In fact, not only should a time traveler not be penalized for
deferring consumption a century, he should be actively rewarded. This
is because present goods are more valuable than future goods. (Note
that we are here getting into some very technical issues. The
interested reader can check out my three-part podcast series—one, two,
and three—to hear the intricate details of interest theory in the
Austrian tradition.)

So to go back to the original tweets, if a guy in 1921 has two
quarters in his pocket, and that would be enough for him to buy a
delicious hamburger, then for his willingness to effectively trade
away his 1921 hamburger for a burger to be delivered in 2021, the guy
should at least get to trade at par. And in fact, he would (normally)
be able to obtain a promise for more than one burger in the future,
since the former are more valued. (This is no more mysterious than one
present burger trading for more than one present hot dog.)

It’s easy to understand why, subjectively, people would need to be
promised a greater number of goods in the future to give up
potentially consuming their goods today. But how, mechanically, can
the borrowers deliver on these promises? How is it possible,
technologically speaking, to transform 100 units of present goods into
(say) 150 units of future goods?

The answer is that the longer we are willing to wait, generally
speaking, the greater physical output we can obtain for a given amount
of today’s inputs. Eugen von Böhm-Bawerk famously referred to the
superior physical productivity of wisely chosen, more roundabout
processes. For example, if a man is in the woods and wants to get
water from a stream into his nearby cabin, he has different techniques
he could use.

A very fast and direct method is to cup his hands and run back and
forth from the stream to his cabin. This delivers some water to his
cabin very quickly, but the yield—measured in gallons of water per
hour of his labor—is also very low.

An intermediate method would be to hollow out two coconuts to make
little buckets, and then go back and forth armed with the newly
created capital goods. This would take longer to get the initial water
to his cabin, but once the process is underway, it would deliver far
more gallons per hour of invested labor—even including the time spent
constructing the buckets.

Finally, the man might take several months digging a small path from
the stream to his cabin, so that the water flowed directly to him.
Once completed, his renovations would be extremely productive if we
measure in terms of water volume per hour of his labor time.

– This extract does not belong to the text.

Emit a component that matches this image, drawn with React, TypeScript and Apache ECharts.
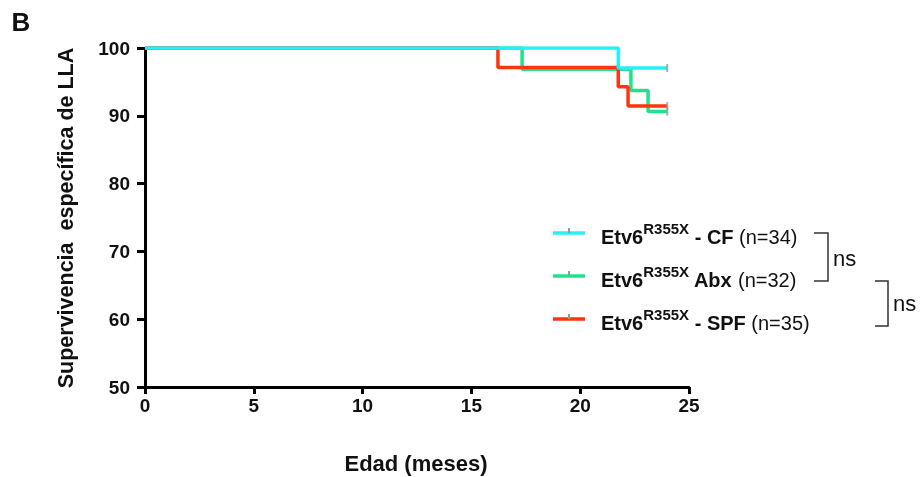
import React, { useEffect, useRef } from "react";
import * as echarts from "echarts";

const xTicks = [0, 5, 10, 15, 20, 25];
const yTicks = [50, 60, 70, 80, 90, 100];

// Kaplan-Meier steps [months, % survival]
const cfCurve: [number, number][] = [
  [0, 100],
  [21.75, 97.06],
  [24, 97.06],
];
const abxCurve: [number, number][] = [
  [0, 100],
  [17.33, 96.88],
  [22.33, 93.75],
  [23.12, 90.63],
  [24, 90.63],
];
const spfCurve: [number, number][] = [
  [0, 100],
  [16.22, 97.14],
  [21.75, 94.29],
  [22.2, 91.43],
  [24, 91.43],
];
const censored: [number, number][] = [
  [24, 97.06],
  [24, 90.63],
  [24, 91.43],
];

const legendLabels = [
  { grp: " - CF", n: " (n=34)" },
  { grp: " Abx", n: " (n=32)" },
  { grp: " - SPF", n: " (n=35)" },
];

const CYAN = "#22F2F8";
const GREEN = "#1FE38C";
const RED = "#FF3512";
const FONT = "'Liberation Sans', Arial, sans-serif";

export default function App() {
  const ref = useRef<HTMLDivElement>(null);
  useEffect(() => {
    if (!ref.current) return;
    const chart = echarts.init(ref.current, undefined, { renderer: "svg" });
    const colors = [CYAN, GREEN, RED];
    const legendY = [233, 276, 319];
    const legendGraphics: any[] = [];
    legendLabels.forEach((l, i) => {
      legendGraphics.push({
        type: "line",
        shape: { x1: 553, y1: legendY[i], x2: 585, y2: legendY[i] },
        style: { stroke: colors[i], lineWidth: 3.5 },
      });
      legendGraphics.push({
        type: "rect",
        shape: { x: 568, y: legendY[i] - 5, width: 2, height: 5 },
        style: { fill: "#999" },
      });
      legendGraphics.push({
        type: "text",
        x: 601,
        y: legendY[i] + 1,
        style: {
          text: `{b|Etv6}{sup|R355X}{b|${l.grp}}{n|${l.n}}`,
          verticalAlign: "middle",
          align: "left",
          rich: {
            b: { fontFamily: FONT, fontWeight: "bold", fontSize: 20, lineHeight: 26, fill: "#111", verticalAlign: "bottom" },
            sup: { fontFamily: FONT, fontWeight: "bold", fontSize: 15, lineHeight: 15, fill: "#111", verticalAlign: "top" },
            n: { fontFamily: FONT, fontWeight: "normal", fontSize: 20, lineHeight: 26, fill: "#111", verticalAlign: "bottom" },
          },
        },
      });
    });
    const bracketStyle = { stroke: "#333", lineWidth: 1.5, fill: null };
    chart.setOption({
      animation: false,
      grid: { left: 145, right: 232, top: 48, bottom: 90 },
      xAxis: {
        type: "value",
        min: 0,
        max: 25,
        interval: 5,
        axisLine: { lineStyle: { color: "#000", width: 3 } },
        axisTick: { show: true, length: 7, lineStyle: { color: "#000", width: 3 } },
        axisLabel: { color: "#111", fontFamily: FONT, fontWeight: "bold", fontSize: 19, margin: 9 },
        splitLine: { show: false },
      },
      yAxis: {
        type: "value",
        min: 50,
        max: 100,
        interval: 10,
        axisLine: { show: true, lineStyle: { color: "#000", width: 3 } },
        axisTick: { show: true, length: 8, lineStyle: { color: "#000", width: 3 } },
        axisLabel: { color: "#111", fontFamily: FONT, fontWeight: "bold", fontSize: 19, margin: 15 },
        splitLine: { show: false },
      },
      series: [
        { type: "line", step: "end", data: abxCurve, showSymbol: false, lineStyle: { color: GREEN, width: 3.5 }, z: 2 },
        { type: "line", step: "end", data: spfCurve, showSymbol: false, lineStyle: { color: RED, width: 3.5 }, z: 3 },
        { type: "line", step: "end", data: cfCurve, showSymbol: false, lineStyle: { color: CYAN, width: 3.5 }, z: 4 },
        { type: "scatter", data: censored, symbol: "rect", symbolSize: [2, 8], itemStyle: { color: "#999" }, z: 5 },
      ],
      graphic: [
        {
          type: "text",
          x: 21,
          y: 22,
          style: { text: "B", fontFamily: FONT, fontWeight: "bold", fontSize: 26, fill: "#111", align: "center", verticalAlign: "middle" },
        },
        {
          type: "text",
          x: 66,
          y: 218,
          rotation: Math.PI / 2,
          style: {
            text: "Supervivencia  específica de LLA",
            fontFamily: FONT,
            fontWeight: "bold",
            fontSize: 21.5,
            fill: "#111",
            align: "center",
            verticalAlign: "middle",
          },
        },
        {
          type: "text",
          x: 416,
          y: 463,
          style: { text: "Edad (meses)", fontFamily: FONT, fontWeight: "bold", fontSize: 22, fill: "#111", align: "center", verticalAlign: "middle" },
        },
        ...legendGraphics,
        {
          type: "polyline",
          shape: { points: [[814, 233], [828, 233], [828, 281], [814, 281]] },
          style: bracketStyle,
        },
        {
          type: "text",
          x: 833,
          y: 258,
          style: { text: "ns", fontFamily: FONT, fontSize: 22, fill: "#111", align: "left", verticalAlign: "middle" },
        },
        {
          type: "polyline",
          shape: { points: [[875, 281], [888, 281], [888, 326], [875, 326]] },
          style: bracketStyle,
        },
        {
          type: "text",
          x: 893,
          y: 303,
          style: { text: "ns", fontFamily: FONT, fontSize: 22, fill: "#111", align: "left", verticalAlign: "middle" },
        },
      ],
    });
    return () => chart.dispose();
  }, []);
  return <div ref={ref} style={{ position: "fixed", left: 0, top: 0, width: 921, height: 477 }} />;
}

And so we see society would be willing and able to reward Weisenthal’s
hypothetical time traveler for earning $100 in 1921 and then
postponing his consumption for a century. The real resources that
would have gone into satisfying him in 1921 would be freed up to be
invested in longer processes, which had a higher physical yield. To
put it simply, it makes perfect sense that a 1921 hamburger would
trade on the forward market for several 2021 hamburgers.
Bonds versus Cash

We can really see the weakness in Weisenthal’s analysis if we suppose
the time traveler took his original cash and deposited it into a
savings account at the bank. Would it be immoral for a bank account to
have $100 in 1921, and to grow to more than that amount by 2021?

Or for another example, what if the time traveler from 1921 initially
bought a very long-term bond that would come due in 2021? The time
traveler jams the bond into his pocket, activates the time machine,
and shows up at Weisenthal’s doorstep. He asks Joe to help him cash
his matured bond (and working at Bloomberg, Weisenthal is just the
guy). The time traveler is pleased to discover that the nominal
interest he earned on the hundred-year bond is just enough to have
maintained his purchasing power, since goods are much more expensive
than the traveler is used to seeing. Has the market economy behaved
immorally by allowing such a transaction to occur?

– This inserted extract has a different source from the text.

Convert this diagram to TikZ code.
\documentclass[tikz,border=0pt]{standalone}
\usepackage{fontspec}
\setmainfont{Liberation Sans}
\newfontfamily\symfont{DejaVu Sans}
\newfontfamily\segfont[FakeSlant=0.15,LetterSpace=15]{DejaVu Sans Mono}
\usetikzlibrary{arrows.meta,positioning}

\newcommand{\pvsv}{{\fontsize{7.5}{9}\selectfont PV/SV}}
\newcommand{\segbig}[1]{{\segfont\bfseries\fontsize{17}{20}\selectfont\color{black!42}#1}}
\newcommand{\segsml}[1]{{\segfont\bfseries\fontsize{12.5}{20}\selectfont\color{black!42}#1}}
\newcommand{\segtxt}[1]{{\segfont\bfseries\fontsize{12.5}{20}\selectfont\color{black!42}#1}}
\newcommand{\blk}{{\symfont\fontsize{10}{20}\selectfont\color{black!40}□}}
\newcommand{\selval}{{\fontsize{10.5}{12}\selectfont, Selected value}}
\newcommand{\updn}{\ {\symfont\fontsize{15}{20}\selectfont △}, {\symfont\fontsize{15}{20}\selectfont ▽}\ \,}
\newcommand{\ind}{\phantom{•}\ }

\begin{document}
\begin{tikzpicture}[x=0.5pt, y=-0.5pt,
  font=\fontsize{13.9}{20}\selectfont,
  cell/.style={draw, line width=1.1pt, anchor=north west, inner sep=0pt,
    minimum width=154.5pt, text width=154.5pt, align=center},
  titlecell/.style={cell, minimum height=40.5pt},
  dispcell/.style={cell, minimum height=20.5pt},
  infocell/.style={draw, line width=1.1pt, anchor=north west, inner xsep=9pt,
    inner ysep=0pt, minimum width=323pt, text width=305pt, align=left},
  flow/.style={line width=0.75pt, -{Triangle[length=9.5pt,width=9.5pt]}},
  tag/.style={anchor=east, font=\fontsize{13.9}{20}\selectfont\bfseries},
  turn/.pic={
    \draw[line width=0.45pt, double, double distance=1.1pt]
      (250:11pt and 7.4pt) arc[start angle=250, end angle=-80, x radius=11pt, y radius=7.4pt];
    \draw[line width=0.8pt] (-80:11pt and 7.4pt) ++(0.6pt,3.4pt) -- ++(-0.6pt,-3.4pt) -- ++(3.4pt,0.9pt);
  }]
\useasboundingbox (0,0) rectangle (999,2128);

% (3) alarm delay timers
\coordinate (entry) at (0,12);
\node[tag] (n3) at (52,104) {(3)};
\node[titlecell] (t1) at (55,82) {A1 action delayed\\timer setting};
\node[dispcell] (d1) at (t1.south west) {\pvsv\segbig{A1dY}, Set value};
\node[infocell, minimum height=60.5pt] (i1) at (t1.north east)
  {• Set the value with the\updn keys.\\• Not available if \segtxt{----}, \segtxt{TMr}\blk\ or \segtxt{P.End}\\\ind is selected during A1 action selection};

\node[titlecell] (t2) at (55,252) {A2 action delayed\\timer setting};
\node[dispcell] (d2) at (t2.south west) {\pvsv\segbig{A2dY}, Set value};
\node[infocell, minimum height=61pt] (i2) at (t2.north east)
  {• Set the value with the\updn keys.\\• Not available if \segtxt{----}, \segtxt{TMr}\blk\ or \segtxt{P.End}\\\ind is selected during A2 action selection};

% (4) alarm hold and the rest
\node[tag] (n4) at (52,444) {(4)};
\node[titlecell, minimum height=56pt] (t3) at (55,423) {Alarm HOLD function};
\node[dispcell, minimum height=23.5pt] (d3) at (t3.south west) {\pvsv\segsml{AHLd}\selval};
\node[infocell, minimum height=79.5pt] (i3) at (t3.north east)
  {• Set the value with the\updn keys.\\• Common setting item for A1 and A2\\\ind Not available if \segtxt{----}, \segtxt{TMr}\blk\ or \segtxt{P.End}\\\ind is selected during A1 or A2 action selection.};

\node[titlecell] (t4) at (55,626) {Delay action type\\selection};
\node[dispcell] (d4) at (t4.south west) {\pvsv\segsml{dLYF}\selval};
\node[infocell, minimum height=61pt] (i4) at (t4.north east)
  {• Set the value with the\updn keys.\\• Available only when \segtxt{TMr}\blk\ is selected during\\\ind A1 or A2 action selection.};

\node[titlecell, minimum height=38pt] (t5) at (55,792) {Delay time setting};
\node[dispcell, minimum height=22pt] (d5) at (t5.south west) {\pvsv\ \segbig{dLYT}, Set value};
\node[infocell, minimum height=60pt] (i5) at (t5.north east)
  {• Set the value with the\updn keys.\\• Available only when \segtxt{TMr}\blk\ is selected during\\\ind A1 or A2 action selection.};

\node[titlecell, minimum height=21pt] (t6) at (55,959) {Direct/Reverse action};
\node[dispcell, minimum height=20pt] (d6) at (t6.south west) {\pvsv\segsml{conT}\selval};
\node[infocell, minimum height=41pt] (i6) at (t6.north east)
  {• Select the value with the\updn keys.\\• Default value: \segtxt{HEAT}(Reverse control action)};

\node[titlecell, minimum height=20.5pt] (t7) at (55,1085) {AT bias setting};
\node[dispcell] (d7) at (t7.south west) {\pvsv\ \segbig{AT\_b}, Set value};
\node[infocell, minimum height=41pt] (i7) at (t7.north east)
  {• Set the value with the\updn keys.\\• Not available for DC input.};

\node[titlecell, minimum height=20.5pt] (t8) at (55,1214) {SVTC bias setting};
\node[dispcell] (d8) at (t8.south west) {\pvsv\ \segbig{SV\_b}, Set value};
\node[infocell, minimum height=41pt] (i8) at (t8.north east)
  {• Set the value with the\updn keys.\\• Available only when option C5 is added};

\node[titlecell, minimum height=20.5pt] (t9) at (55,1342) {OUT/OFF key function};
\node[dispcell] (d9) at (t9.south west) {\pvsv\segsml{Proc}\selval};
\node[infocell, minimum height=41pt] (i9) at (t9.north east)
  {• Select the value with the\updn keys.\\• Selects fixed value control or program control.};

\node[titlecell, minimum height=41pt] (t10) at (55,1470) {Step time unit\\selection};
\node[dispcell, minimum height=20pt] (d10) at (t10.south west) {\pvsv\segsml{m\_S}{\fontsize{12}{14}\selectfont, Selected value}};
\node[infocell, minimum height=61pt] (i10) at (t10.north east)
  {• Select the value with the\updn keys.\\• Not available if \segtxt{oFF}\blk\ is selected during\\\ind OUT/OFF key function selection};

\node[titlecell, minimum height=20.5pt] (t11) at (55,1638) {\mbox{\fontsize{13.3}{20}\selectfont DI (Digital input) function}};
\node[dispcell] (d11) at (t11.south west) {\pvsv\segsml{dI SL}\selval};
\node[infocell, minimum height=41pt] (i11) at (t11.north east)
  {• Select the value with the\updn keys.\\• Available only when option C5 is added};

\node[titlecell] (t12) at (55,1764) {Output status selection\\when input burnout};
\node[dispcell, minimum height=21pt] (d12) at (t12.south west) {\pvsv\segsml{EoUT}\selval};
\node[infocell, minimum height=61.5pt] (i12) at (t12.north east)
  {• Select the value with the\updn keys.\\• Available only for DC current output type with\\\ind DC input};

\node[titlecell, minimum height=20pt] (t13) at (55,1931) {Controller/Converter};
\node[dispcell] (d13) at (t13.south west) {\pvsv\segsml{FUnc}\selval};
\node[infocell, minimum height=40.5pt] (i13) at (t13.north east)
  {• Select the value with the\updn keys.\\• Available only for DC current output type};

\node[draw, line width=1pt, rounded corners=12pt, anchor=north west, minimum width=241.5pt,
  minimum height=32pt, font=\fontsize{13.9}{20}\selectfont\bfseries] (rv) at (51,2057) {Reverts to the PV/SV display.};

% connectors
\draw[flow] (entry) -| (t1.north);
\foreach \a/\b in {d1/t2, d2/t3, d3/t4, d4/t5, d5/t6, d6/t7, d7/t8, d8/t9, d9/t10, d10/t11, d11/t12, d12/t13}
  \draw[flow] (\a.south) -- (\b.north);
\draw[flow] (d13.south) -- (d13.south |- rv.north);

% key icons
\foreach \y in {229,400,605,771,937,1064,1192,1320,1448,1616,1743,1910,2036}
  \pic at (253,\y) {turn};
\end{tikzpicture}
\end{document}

In principle, the same type of intertemporal trade occurs if people
invest their savings not in bank account balances or bonds, but
instead in the accumulation of actual cash. Even here, the initial
drop in consumption frees up real resources that can be channeled into
the production of a greater amount of future goods. As Ludwig von
Mises explains in Human Action:

    If an individual employs a sum of money not for consumption but
for the purchase of factors of production, saving is directly turned
into capital accumulation. If the individual saver employs his
additional savings for increasing his cash holding because this is in
his eyes the most advantageous mode of using them, he brings about a
tendency toward a fall in commodity prices and a rise in the monetary
unit's purchasing power. If we assume that the supply of money in the
market system does not change, this conduct on the part of the saver
will not directly influence the accumulation of capital and its
employment for an expansion of production. The effect of our saver's
saving, i.e., the surplus of goods produced over goods consumed, does
not disappear on account of his hoarding. The prices of capital goods
do not rise to the height they would have attained in the absence of
such hoarding. But the fact that more capital goods are available is
not affected by the striving of a number of people to increase their
cash holdings. If nobody employs the goods—the nonconsumption of which
brought about the additional saving—for an expansion of his
consumptive spending, they remain as an increment in the amount of
capital goods available, whatever their prices may be. Those two
processes—increased cash holding of some people and increased capital
accumulation—take place side by side.

It is a fascinating topic to ponder the ideal money (if such a concept
makes sense) and whether its purchasing power would fall, rise, or
remain steady over long periods. What we can say for certain is that
rapid and unpredictable changes are undesirable, because a wildly
fluctuating money defeats the effectiveness of monetary calculation,
which is one of the underpinnings of civilization itself. To wit,
double-entry bookkeeping only works when the money units of revenues
and costs are comparable.
Conclusion

Contrary to Joe Weisenthal’s musings, there is nothing immoral if a
money retains its purchasing power over long stretches. In general,
when people channel their savings into conventional vehicles (such as
bank accounts or bonds), this frees up real resources that can be used
to yield a greater physical amount of output down the road. In
principle, holding currency could be merely a different financial
asset for achieving the same purpose.